Nearby in Bergisch Gladbach, Althoff operates the 54-room Schloss Lerbach, a member of Relais & Chateaux. The property has the more residential feel of a country villa, a cooking school and two main restaurants, including the Michelin two-star Restaurant Lerbach with Chef Nils Henkel. Our meal was in the hotel’s Coq au Vin restaurant, where the namesake chicken dish is the featured menu item that is more a tasty family-style presentation than lavish gourmet. Rooms at the Lerbach start at about $225 single, $335 double. A cooking class with the master chef is $394 per person in a 15-person, half-day class. Combination cooking class, gourmet dinner and overnight stay packages are available.

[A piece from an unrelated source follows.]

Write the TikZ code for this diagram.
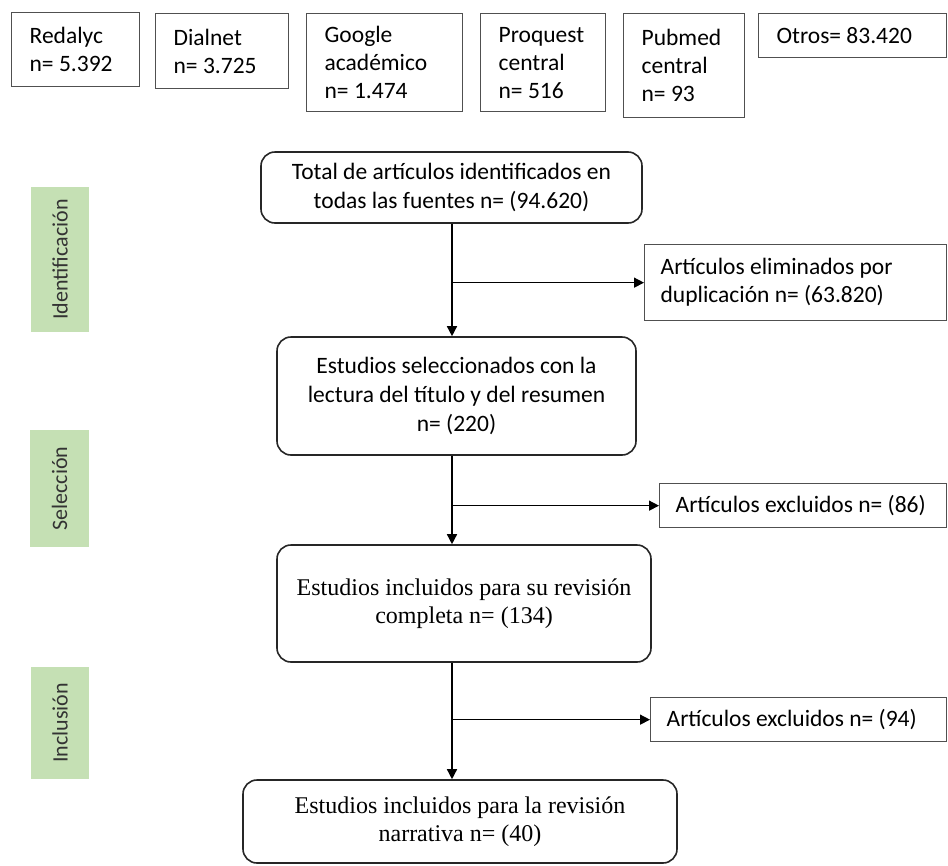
\documentclass[tikz,border=0pt]{standalone}
\usepackage{fontspec}
\setmainfont{Carlito}
\newfontfamily\tnr{Liberation Serif}
\usepackage{tikz}
\usetikzlibrary{arrows.meta}
\definecolor{faseverde}{HTML}{C5E0B4}
\definecolor{gris}{HTML}{505050}
\tikzstyle{src} = [draw=gris, line width=1.3pt, anchor=north west, align=left, inner xsep=18pt, font={\fontsize{23.5}{28}\selectfont}, execute at begin node={\spaceskip=0pt\xspaceskip=0pt}]
\tikzstyle{paso} = [draw=black!85, line width=1.6pt, rounded corners=14pt, align=center, font={\fontsize{23.5}{29}\selectfont}]
\tikzstyle{times} = [font={\tnr\fontsize{24}{28}\selectfont}]
\tikzstyle{excl} = [src, inner xsep=16pt]
\tikzstyle{etapa} = [fill=faseverde, rotate=90, text=black!80, font={\fontsize{22}{26}\selectfont}]
\tikzstyle{flecha} = [-{Triangle[length=10pt,width=10pt]}, line width=1.4pt]

\begin{document}
\begin{tikzpicture}[x=1pt,y=-1pt]
  \useasboundingbox (0,0) rectangle (948,865);
  % fuentes
  \node[src,text width=92pt,minimum height=74pt](red) at (11,12){Redalyc\\n= 5.392};
  \node[src,text width=97pt,minimum height=75pt](dial) at (155,13){Dialnet\\n= 3.725};
  \node[src,text width=120pt,minimum height=98pt](goog) at (306,13){Google\\académico\\n= 1.474};
  \node[src,text width=89pt,minimum height=98pt](proq) at (480,13){Proquest\\central\\n= 516};
  \node[src,text width=85pt,minimum height=104pt](pub) at (623,13){Pubmed\\central\\n= 93};
  \node[src,text width=152pt,minimum height=44pt](otros) at (758,13){Otros= 83.420};
  % fases
  \node[etapa,minimum width=145pt,minimum height=58pt](ident) at (60,259.5){Identificación};
  \node[etapa,minimum width=117pt,minimum height=59pt](selec) at (59.5,488.5){Selección};
  \node[etapa,minimum width=112pt,minimum height=58pt](inclu) at (60,723){Inclusión};
  % flujo
  \node[paso,minimum width=381pt,minimum height=71pt](total) at (451.5,187.5){Total de artículos identificados en\\todas las fuentes n= (94.620)};
  \node[paso,minimum width=359pt,minimum height=118pt](sel) at (456.5,396){Estudios seleccionados con la\\lectura del título y del resumen\\n= (220)};
  \node[paso,times,minimum width=374pt,minimum height=117pt](incl) at (464,603.5){Estudios incluidos para su revisión\\completa n= (134)};
  \node[paso,times,minimum width=434pt,minimum height=83pt](fin) at (460,821.5){Estudios incluidos para la revisión\\narrativa n= (40)};
  \node[excl,text width=270pt,minimum height=76pt](elim) at (644,244){Artículos eliminados por\\duplicación n= (63.820)};
  \node[excl,text width=255pt,minimum height=44pt](ex86) at (659,483){Artículos excluidos n= (86)};
  \node[excl,text width=264pt,minimum height=44pt](ex94) at (650,697){Artículos excluidos n= (94)};
  \coordinate (eje) at (452,0);
  \draw[flecha](eje|-total.south)--(eje|-sel.north);
  \draw[flecha](eje|-sel.south)--(eje|-incl.north);
  \draw[flecha](eje|-incl.south)--(eje|-fin.north);
  \draw[flecha](eje|-elim.west)--(elim.west);
  \draw[flecha](eje|-ex86.west)--(ex86.west);
  \draw[flecha](eje|-ex94.west)--(ex94.west);
\end{tikzpicture}
\end{document}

Our optimal gourmet experience in Cologne was at the Michelin two-star La Vision restaurant on the 11th floor of the Hotel im Wasserturm, a member of Small Luxury Hotels of the World. Situated near Cologne’s University, the bonus here for diners is the 360-degree panoramic balcony view of the Cologne city skyline as the sun sets over the city. In summer, cocktails at La Vision are outdoors; dining is inside, with five-course meals beginning at about $140.